- Job: Write out all of the entries that follow, word for word, but skip the pictures.

(Excerpt from a dataset)
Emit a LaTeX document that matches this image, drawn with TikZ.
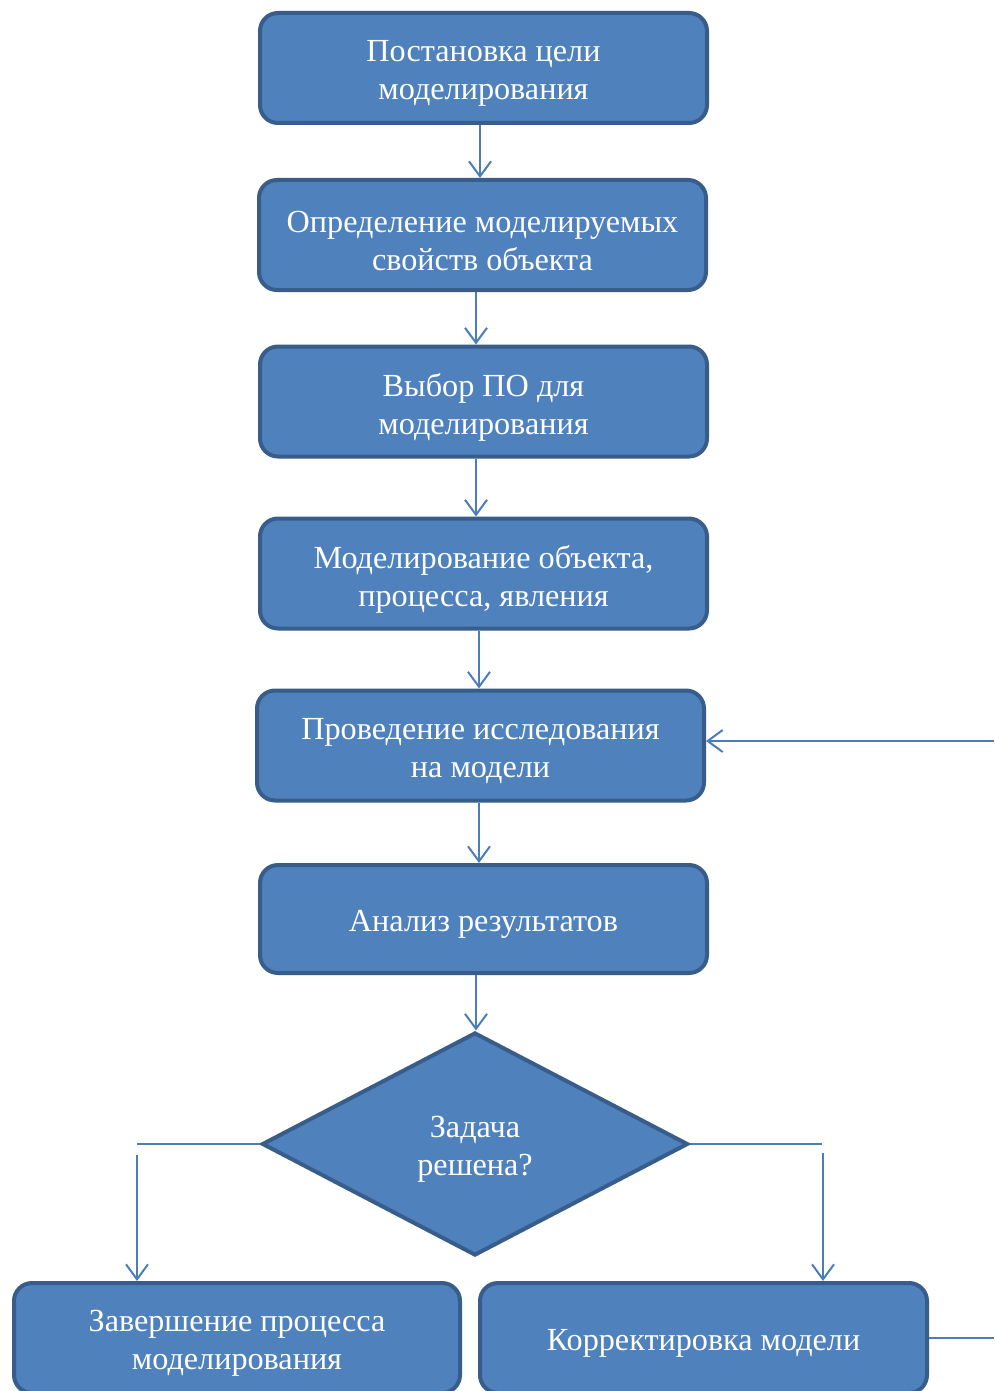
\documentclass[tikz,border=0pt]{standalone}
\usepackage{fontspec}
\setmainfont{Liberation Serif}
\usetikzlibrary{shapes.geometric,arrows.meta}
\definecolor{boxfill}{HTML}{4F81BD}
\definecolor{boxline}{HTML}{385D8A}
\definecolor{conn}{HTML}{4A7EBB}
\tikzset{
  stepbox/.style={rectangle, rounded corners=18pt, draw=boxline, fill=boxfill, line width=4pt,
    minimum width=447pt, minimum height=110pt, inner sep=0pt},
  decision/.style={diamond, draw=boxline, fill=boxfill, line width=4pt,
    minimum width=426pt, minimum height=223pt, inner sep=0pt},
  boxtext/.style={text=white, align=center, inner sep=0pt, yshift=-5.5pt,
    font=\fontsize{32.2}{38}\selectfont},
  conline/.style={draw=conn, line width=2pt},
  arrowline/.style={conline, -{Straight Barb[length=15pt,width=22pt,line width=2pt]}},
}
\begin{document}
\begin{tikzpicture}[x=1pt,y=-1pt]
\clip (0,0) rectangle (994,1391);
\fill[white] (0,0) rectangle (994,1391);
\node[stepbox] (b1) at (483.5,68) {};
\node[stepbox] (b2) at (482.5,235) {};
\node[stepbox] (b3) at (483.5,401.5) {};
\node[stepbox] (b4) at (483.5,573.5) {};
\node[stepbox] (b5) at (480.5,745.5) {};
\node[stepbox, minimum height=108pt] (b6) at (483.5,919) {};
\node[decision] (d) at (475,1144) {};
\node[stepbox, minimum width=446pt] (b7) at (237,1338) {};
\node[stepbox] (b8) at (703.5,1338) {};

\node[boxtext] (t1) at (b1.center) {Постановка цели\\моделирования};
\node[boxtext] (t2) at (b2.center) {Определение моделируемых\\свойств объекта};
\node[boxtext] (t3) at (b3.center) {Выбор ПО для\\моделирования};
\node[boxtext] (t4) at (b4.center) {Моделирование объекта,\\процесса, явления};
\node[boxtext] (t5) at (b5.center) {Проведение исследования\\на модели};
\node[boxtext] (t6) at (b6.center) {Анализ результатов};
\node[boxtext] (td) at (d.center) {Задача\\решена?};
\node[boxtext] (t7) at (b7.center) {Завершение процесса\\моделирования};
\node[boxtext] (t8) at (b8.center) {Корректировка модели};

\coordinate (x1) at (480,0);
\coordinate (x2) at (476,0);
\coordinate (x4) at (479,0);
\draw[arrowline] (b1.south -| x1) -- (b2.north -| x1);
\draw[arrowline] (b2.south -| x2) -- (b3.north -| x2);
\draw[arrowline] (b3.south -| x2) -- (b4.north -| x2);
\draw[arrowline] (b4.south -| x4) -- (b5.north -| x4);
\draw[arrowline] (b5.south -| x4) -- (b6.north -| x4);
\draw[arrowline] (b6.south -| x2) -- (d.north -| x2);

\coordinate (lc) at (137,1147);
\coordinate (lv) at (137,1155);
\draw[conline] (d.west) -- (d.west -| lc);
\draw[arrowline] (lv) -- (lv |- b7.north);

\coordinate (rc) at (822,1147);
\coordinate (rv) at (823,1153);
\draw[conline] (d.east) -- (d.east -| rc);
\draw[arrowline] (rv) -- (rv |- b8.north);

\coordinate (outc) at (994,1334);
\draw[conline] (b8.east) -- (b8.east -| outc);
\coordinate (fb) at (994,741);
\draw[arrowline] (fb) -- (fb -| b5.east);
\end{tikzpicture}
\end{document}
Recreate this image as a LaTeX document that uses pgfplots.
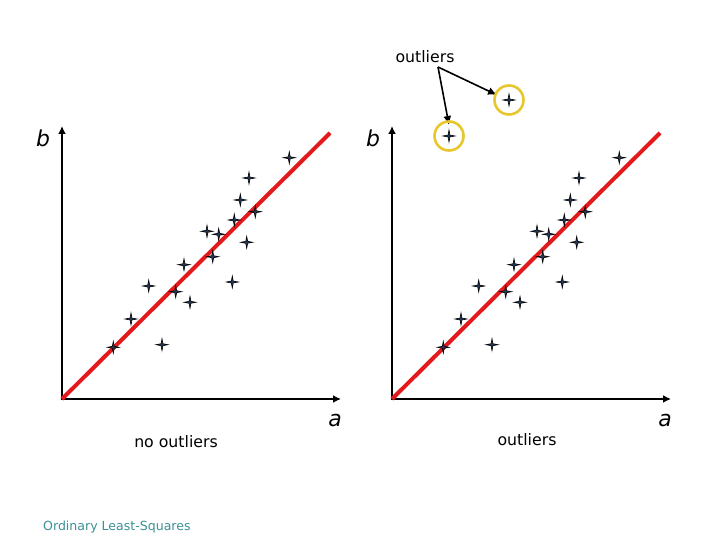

- Answer for the task:
Emit a LaTeX document that matches this image, drawn with TikZ.
\documentclass[tikz,border=0pt]{standalone}
\usepackage{fontspec}
\setmainfont{Liberation Serif}
\usetikzlibrary{shapes.geometric,arrows.meta}
\definecolor{boxfill}{HTML}{4F81BD}
\definecolor{boxline}{HTML}{385D8A}
\definecolor{conn}{HTML}{4A7EBB}
\tikzset{
  stepbox/.style={rectangle, rounded corners=18pt, draw=boxline, fill=boxfill, line width=4pt,
    minimum width=447pt, minimum height=110pt, inner sep=0pt},
  decision/.style={diamond, draw=boxline, fill=boxfill, line width=4pt,
    minimum width=426pt, minimum height=223pt, inner sep=0pt},
  boxtext/.style={text=white, align=center, inner sep=0pt, yshift=-5.5pt,
    font=\fontsize{32.2}{38}\selectfont},
  conline/.style={draw=conn, line width=2pt},
  arrowline/.style={conline, -{Straight Barb[length=15pt,width=22pt,line width=2pt]}},
}
\begin{document}
\begin{tikzpicture}[x=1pt,y=-1pt]
\clip (0,0) rectangle (994,1391);
\fill[white] (0,0) rectangle (994,1391);
\node[stepbox] (b1) at (483.5,68) {};
\node[stepbox] (b2) at (482.5,235) {};
\node[stepbox] (b3) at (483.5,401.5) {};
\node[stepbox] (b4) at (483.5,573.5) {};
\node[stepbox] (b5) at (480.5,745.5) {};
\node[stepbox, minimum height=108pt] (b6) at (483.5,919) {};
\node[decision] (d) at (475,1144) {};
\node[stepbox, minimum width=446pt] (b7) at (237,1338) {};
\node[stepbox] (b8) at (703.5,1338) {};

\node[boxtext] (t1) at (b1.center) {Постановка цели\\моделирования};
\node[boxtext] (t2) at (b2.center) {Определение моделируемых\\свойств объекта};
\node[boxtext] (t3) at (b3.center) {Выбор ПО для\\моделирования};
\node[boxtext] (t4) at (b4.center) {Моделирование объекта,\\процесса, явления};
\node[boxtext] (t5) at (b5.center) {Проведение исследования\\на модели};
\node[boxtext] (t6) at (b6.center) {Анализ результатов};
\node[boxtext] (td) at (d.center) {Задача\\решена?};
\node[boxtext] (t7) at (b7.center) {Завершение процесса\\моделирования};
\node[boxtext] (t8) at (b8.center) {Корректировка модели};

\coordinate (x1) at (480,0);
\coordinate (x2) at (476,0);
\coordinate (x4) at (479,0);
\draw[arrowline] (b1.south -| x1) -- (b2.north -| x1);
\draw[arrowline] (b2.south -| x2) -- (b3.north -| x2);
\draw[arrowline] (b3.south -| x2) -- (b4.north -| x2);
\draw[arrowline] (b4.south -| x4) -- (b5.north -| x4);
\draw[arrowline] (b5.south -| x4) -- (b6.north -| x4);
\draw[arrowline] (b6.south -| x2) -- (d.north -| x2);

\coordinate (lc) at (137,1147);
\coordinate (lv) at (137,1155);
\draw[conline] (d.west) -- (d.west -| lc);
\draw[arrowline] (lv) -- (lv |- b7.north);

\coordinate (rc) at (822,1147);
\coordinate (rv) at (823,1153);
\draw[conline] (d.east) -- (d.east -| rc);
\draw[arrowline] (rv) -- (rv |- b8.north);

\coordinate (outc) at (994,1334);
\draw[conline] (b8.east) -- (b8.east -| outc);
\coordinate (fb) at (994,741);
\draw[arrowline] (fb) -- (fb -| b5.east);
\end{tikzpicture}
\end{document}
Recreate this image as a LaTeX document that uses pgfplots.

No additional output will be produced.